------ Provided data
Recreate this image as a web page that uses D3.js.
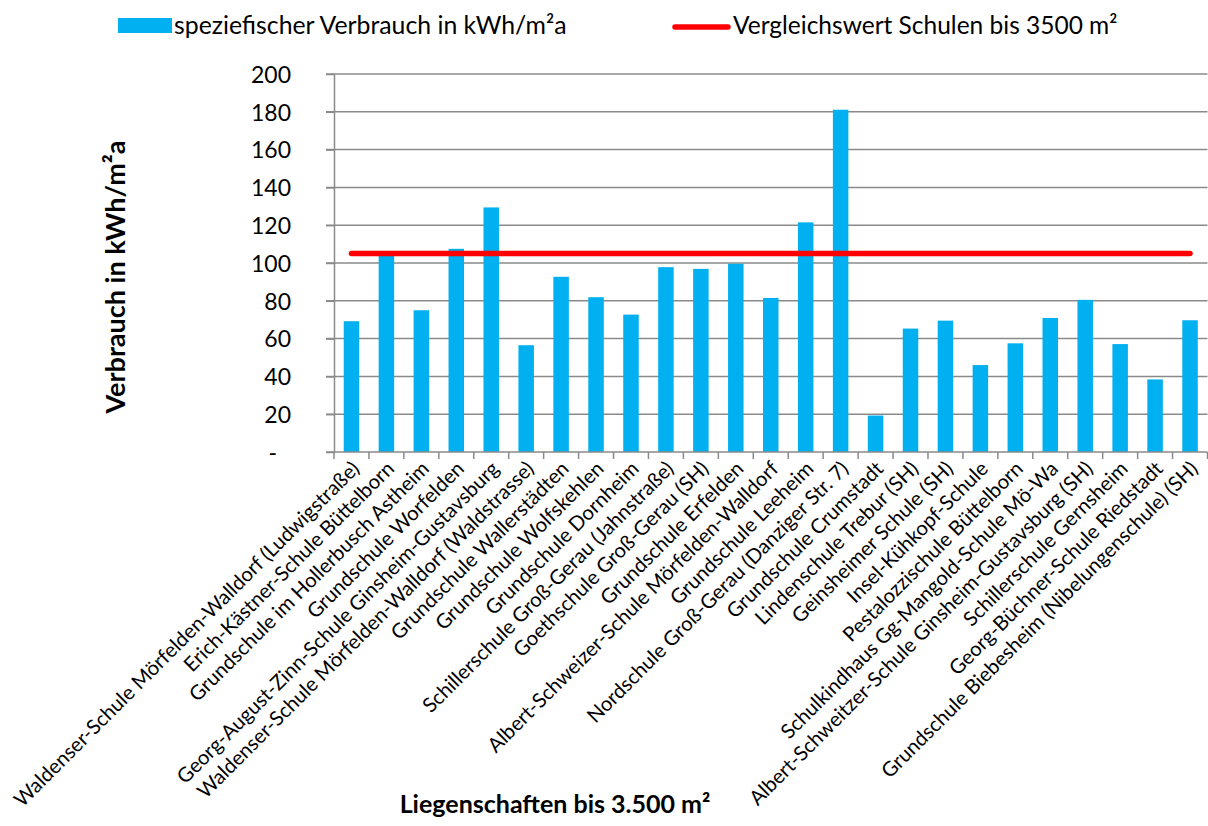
<!DOCTYPE html>
<html>
<head>
<meta charset="utf-8">
<script src="https://cdn.jsdelivr.net/npm/d3@7"></script>
<style>
  html, body { margin: 0; padding: 0; background: #fff; }
  svg { font-family: Lato, "Open Sans", sans-serif; }
  .grid line { stroke: #8a8a8a; stroke-width: 1.5; }
  .axis path, .axis line { stroke: #8a8a8a; stroke-width: 1.5; }
</style>
</head>
<body>
<div id="app"></div>
<script>
const categories = [
  "Waldenser-Schule Mörfelden-Walldorf (Ludwigstraße)",
  "Erich-Kästner-Schule Büttelborn",
  "Grundschule im Hollerbusch Astheim",
  "Grundschule Worfelden",
  "Georg-August-Zinn-Schule Ginsheim-Gustavsburg",
  "Waldenser-Schule Mörfelden-Walldorf (Waldstrasse)",
  "Grundschule Wallerstädten",
  "Grundschule Wolfskehlen",
  "Grundschule Dornheim",
  "Schillerschule Groß-Gerau (Jahnstraße)",
  "Goethschule Groß-Gerau (SH)",
  "Grundschule Erfelden",
  "Albert-Schweizer-Schule Mörfelden-Walldorf",
  "Grundschule Leeheim",
  "Nordschule Groß-Gerau (Danziger Str. 7)",
  "Grundschule Crumstadt",
  "Lindenschule Trebur (SH)",
  "Geinsheimer Schule (SH)",
  "Insel-Kühkopf-Schule",
  "Pestalozzischule Büttelborn",
  "Schulkindhaus Gg-Mangold-Schule Mö-Wa",
  "Albert-Schweitzer-Schule Ginsheim-Gustavsburg (SH)",
  "Schillerschule Gernsheim",
  "Georg-Büchner-Schule Riedstadt",
  "Grundschule Biebesheim (Nibelungenschule) (SH)"
];

// speziefischer Verbrauch in kWh/m²a
const verbrauch = [
  69.2, 104, 75, 107.5, 129.4, 56.5, 92.7, 81.9, 72.7, 97.8,
  96.9, 99.6, 81.5, 121.5, 181.1, 19.3, 65.3, 69.5, 46, 57.5,
  70.9, 80.5, 57.1, 38.4, 69.7
];

// Vergleichswert Schulen bis 3500 m²
const vergleichswert = 105;

const yTicks = [0, 20, 40, 60, 80, 100, 120, 140, 160, 180, 200];

const W = 1208, H = 826;
const plot = { left: 334, right: 1207.5, top: 74, bottom: 452 };

const svg = d3.select("#app")
.append("svg")
  .attr("width", W)
  .attr("height", H);

const x = d3.scaleBand()
  .domain(categories)
  .range([plot.left, plot.right]);

const y = d3.scaleLinear()
  .domain([0, 200])
  .range([plot.bottom, plot.top]);

const barW = 15.5;

/* Gitterlinien */
svg.append("g")
  .attr("class", "grid")
  .selectAll("line")
  .data(yTicks.filter(d => d > 0))
.enter().append("line")
  .attr("x1", plot.left - 8)
  .attr("x2", plot.right)
  .attr("y1", d => y(d))
  .attr("y2", d => y(d));

/* Balken */
svg.append("g")
  .selectAll("rect")
  .data(verbrauch)
.enter().append("rect")
  .attr("x", (d, i) => x(categories[i]) + x.bandwidth() / 2 - barW / 2)
  .attr("width", barW)
  .attr("y", d => y(d))
  .attr("height", d => y(0) - y(d))
  .attr("fill", "#00b0f0");

/* Y-Achse */
const yAxis = svg.append("g")
  .attr("class", "axis")
  .attr("transform", `translate(${plot.left},0)`)
  .call(d3.axisLeft(y).tickValues(yTicks).tickSize(8).tickSizeOuter(0)
    .tickFormat(d => d === 0 ? "-" : d));
yAxis.selectAll("text")
  .attr("x", -43)
  .attr("dy", "0.36em")
  .attr("fill", "#000")
  .style("font-size", "23px")
  .style("font-family", "Lato, sans-serif");
yAxis.selectAll(".tick").filter(d => d === 0).select("text").attr("x", -57);

/* X-Achse */
const xAxis = svg.append("g")
  .attr("class", "axis")
  .attr("transform", `translate(0,${plot.bottom})`);
xAxis.append("line")
  .attr("x1", plot.left - 8)
  .attr("x2", plot.right);
xAxis.selectAll(".xt")
  .data(categories)
.enter().append("line")
  .attr("class", "xt")
  .attr("x1", d => x(d))
  .attr("x2", d => x(d))
  .attr("y1", 0)
  .attr("y2", 7);
xAxis.append("line")
  .attr("x1", plot.right)
  .attr("x2", plot.right)
  .attr("y1", 0)
  .attr("y2", 7);

xAxis.selectAll(".xl")
  .data(categories)
.enter().append("text")
  .attr("class", "xl")
  .attr("transform", d => `translate(${x(d) + x.bandwidth() / 2 + 9},18) rotate(-45)`)
  .attr("text-anchor", "end")
  .style("font-size", "20.3px")
  .attr("fill", "#000")
  .text(d => d);

/* Vergleichslinie */
svg.append("line")
  .attr("x1", x(categories[0]) + x.bandwidth() / 2)
  .attr("x2", x(categories[categories.length - 1]) + x.bandwidth() / 2)
  .attr("y1", y(vergleichswert))
  .attr("y2", y(vergleichswert))
  .attr("stroke", "#ff0000")
  .attr("stroke-width", 5.5)
  .attr("stroke-linecap", "round");

/* Achsentitel */
svg.append("text")
  .attr("transform", "translate(125,277) rotate(-90)")
  .attr("text-anchor", "middle")
  .style("font-size", "27px")
  .style("font-weight", "bold")
  .text("Verbrauch in kWh/m²a");

svg.append("text")
  .attr("x", 555)
  .attr("y", 813)
  .attr("text-anchor", "middle")
  .style("font-size", "25px")
  .style("font-weight", "bold")
  .text("Liegenschaften bis 3.500 m²");

/* Legende */
const legend = svg.append("g");
legend.append("rect")
  .attr("x", 118).attr("y", 18)
  .attr("width", 54).attr("height", 15)
  .attr("fill", "#00b0f0");
legend.append("text")
  .attr("x", 174).attr("y", 34)
  .style("font-size", "24.8px")
  .text("speziefischer Verbrauch in kWh/m²a");
legend.append("line")
  .attr("x1", 675).attr("x2", 728)
  .attr("y1", 27).attr("y2", 27)
  .attr("stroke", "#ff0000")
  .attr("stroke-width", 5.5)
  .attr("stroke-linecap", "round");
legend.append("text")
  .attr("x", 733).attr("y", 34)
  .style("font-size", "24.5px")
  .text("Vergleichswert Schulen bis 3500 m²");
</script>
</body>
</html>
------------
Aim of the exercise
Copy the whole of the material above exactly, but not its images.

Exercise response
Recreate this image as a web page that uses D3.js.
<!DOCTYPE html>
<html>
<head>
<meta charset="utf-8">
<script src="https://cdn.jsdelivr.net/npm/d3@7"></script>
<style>
  html, body { margin: 0; padding: 0; background: #fff; }
  svg { font-family: Lato, "Open Sans", sans-serif; }
  .grid line { stroke: #8a8a8a; stroke-width: 1.5; }
  .axis path, .axis line { stroke: #8a8a8a; stroke-width: 1.5; }
</style>
</head>
<body>
<div id="app"></div>
<script>
const categories = [
  "Waldenser-Schule Mörfelden-Walldorf (Ludwigstraße)",
  "Erich-Kästner-Schule Büttelborn",
  "Grundschule im Hollerbusch Astheim",
  "Grundschule Worfelden",
  "Georg-August-Zinn-Schule Ginsheim-Gustavsburg",
  "Waldenser-Schule Mörfelden-Walldorf (Waldstrasse)",
  "Grundschule Wallerstädten",
  "Grundschule Wolfskehlen",
  "Grundschule Dornheim",
  "Schillerschule Groß-Gerau (Jahnstraße)",
  "Goethschule Groß-Gerau (SH)",
  "Grundschule Erfelden",
  "Albert-Schweizer-Schule Mörfelden-Walldorf",
  "Grundschule Leeheim",
  "Nordschule Groß-Gerau (Danziger Str. 7)",
  "Grundschule Crumstadt",
  "Lindenschule Trebur (SH)",
  "Geinsheimer Schule (SH)",
  "Insel-Kühkopf-Schule",
  "Pestalozzischule Büttelborn",
  "Schulkindhaus Gg-Mangold-Schule Mö-Wa",
  "Albert-Schweitzer-Schule Ginsheim-Gustavsburg (SH)",
  "Schillerschule Gernsheim",
  "Georg-Büchner-Schule Riedstadt",
  "Grundschule Biebesheim (Nibelungenschule) (SH)"
];

// speziefischer Verbrauch in kWh/m²a
const verbrauch = [
  69.2, 104, 75, 107.5, 129.4, 56.5, 92.7, 81.9, 72.7, 97.8,
  96.9, 99.6, 81.5, 121.5, 181.1, 19.3, 65.3, 69.5, 46, 57.5,
  70.9, 80.5, 57.1, 38.4, 69.7
];

// Vergleichswert Schulen bis 3500 m²
const vergleichswert = 105;

const yTicks = [0, 20, 40, 60, 80, 100, 120, 140, 160, 180, 200];

const W = 1208, H = 826;
const plot = { left: 334, right: 1207.5, top: 74, bottom: 452 };

const svg = d3.select("#app")
.append("svg")
  .attr("width", W)
  .attr("height", H);

const x = d3.scaleBand()
  .domain(categories)
  .range([plot.left, plot.right]);

const y = d3.scaleLinear()
  .domain([0, 200])
  .range([plot.bottom, plot.top]);

const barW = 15.5;

/* Gitterlinien */
svg.append("g")
  .attr("class", "grid")
  .selectAll("line")
  .data(yTicks.filter(d => d > 0))
.enter().append("line")
  .attr("x1", plot.left - 8)
  .attr("x2", plot.right)
  .attr("y1", d => y(d))
  .attr("y2", d => y(d));

/* Balken */
svg.append("g")
  .selectAll("rect")
  .data(verbrauch)
.enter().append("rect")
  .attr("x", (d, i) => x(categories[i]) + x.bandwidth() / 2 - barW / 2)
  .attr("width", barW)
  .attr("y", d => y(d))
  .attr("height", d => y(0) - y(d))
  .attr("fill", "#00b0f0");

/* Y-Achse */
const yAxis = svg.append("g")
  .attr("class", "axis")
  .attr("transform", `translate(${plot.left},0)`)
  .call(d3.axisLeft(y).tickValues(yTicks).tickSize(8).tickSizeOuter(0)
    .tickFormat(d => d === 0 ? "-" : d));
yAxis.selectAll("text")
  .attr("x", -43)
  .attr("dy", "0.36em")
  .attr("fill", "#000")
  .style("font-size", "23px")
  .style("font-family", "Lato, sans-serif");
yAxis.selectAll(".tick").filter(d => d === 0).select("text").attr("x", -57);

/* X-Achse */
const xAxis = svg.append("g")
  .attr("class", "axis")
  .attr("transform", `translate(0,${plot.bottom})`);
xAxis.append("line")
  .attr("x1", plot.left - 8)
  .attr("x2", plot.right);
xAxis.selectAll(".xt")
  .data(categories)
.enter().append("line")
  .attr("class", "xt")
  .attr("x1", d => x(d))
  .attr("x2", d => x(d))
  .attr("y1", 0)
  .attr("y2", 7);
xAxis.append("line")
  .attr("x1", plot.right)
  .attr("x2", plot.right)
  .attr("y1", 0)
  .attr("y2", 7);

xAxis.selectAll(".xl")
  .data(categories)
.enter().append("text")
  .attr("class", "xl")
  .attr("transform", d => `translate(${x(d) + x.bandwidth() / 2 + 9},18) rotate(-45)`)
  .attr("text-anchor", "end")
  .style("font-size", "20.3px")
  .attr("fill", "#000")
  .text(d => d);

/* Vergleichslinie */
svg.append("line")
  .attr("x1", x(categories[0]) + x.bandwidth() / 2)
  .attr("x2", x(categories[categories.length - 1]) + x.bandwidth() / 2)
  .attr("y1", y(vergleichswert))
  .attr("y2", y(vergleichswert))
  .attr("stroke", "#ff0000")
  .attr("stroke-width", 5.5)
  .attr("stroke-linecap", "round");

/* Achsentitel */
svg.append("text")
  .attr("transform", "translate(125,277) rotate(-90)")
  .attr("text-anchor", "middle")
  .style("font-size", "27px")
  .style("font-weight", "bold")
  .text("Verbrauch in kWh/m²a");

svg.append("text")
  .attr("x", 555)
  .attr("y", 813)
  .attr("text-anchor", "middle")
  .style("font-size", "25px")
  .style("font-weight", "bold")
  .text("Liegenschaften bis 3.500 m²");

/* Legende */
const legend = svg.append("g");
legend.append("rect")
  .attr("x", 118).attr("y", 18)
  .attr("width", 54).attr("height", 15)
  .attr("fill", "#00b0f0");
legend.append("text")
  .attr("x", 174).attr("y", 34)
  .style("font-size", "24.8px")
  .text("speziefischer Verbrauch in kWh/m²a");
legend.append("line")
  .attr("x1", 675).attr("x2", 728)
  .attr("y1", 27).attr("y2", 27)
  .attr("stroke", "#ff0000")
  .attr("stroke-width", 5.5)
  .attr("stroke-linecap", "round");
legend.append("text")
  .attr("x", 733).attr("y", 34)
  .style("font-size", "24.5px")
  .text("Vergleichswert Schulen bis 3500 m²");
</script>
</body>
</html>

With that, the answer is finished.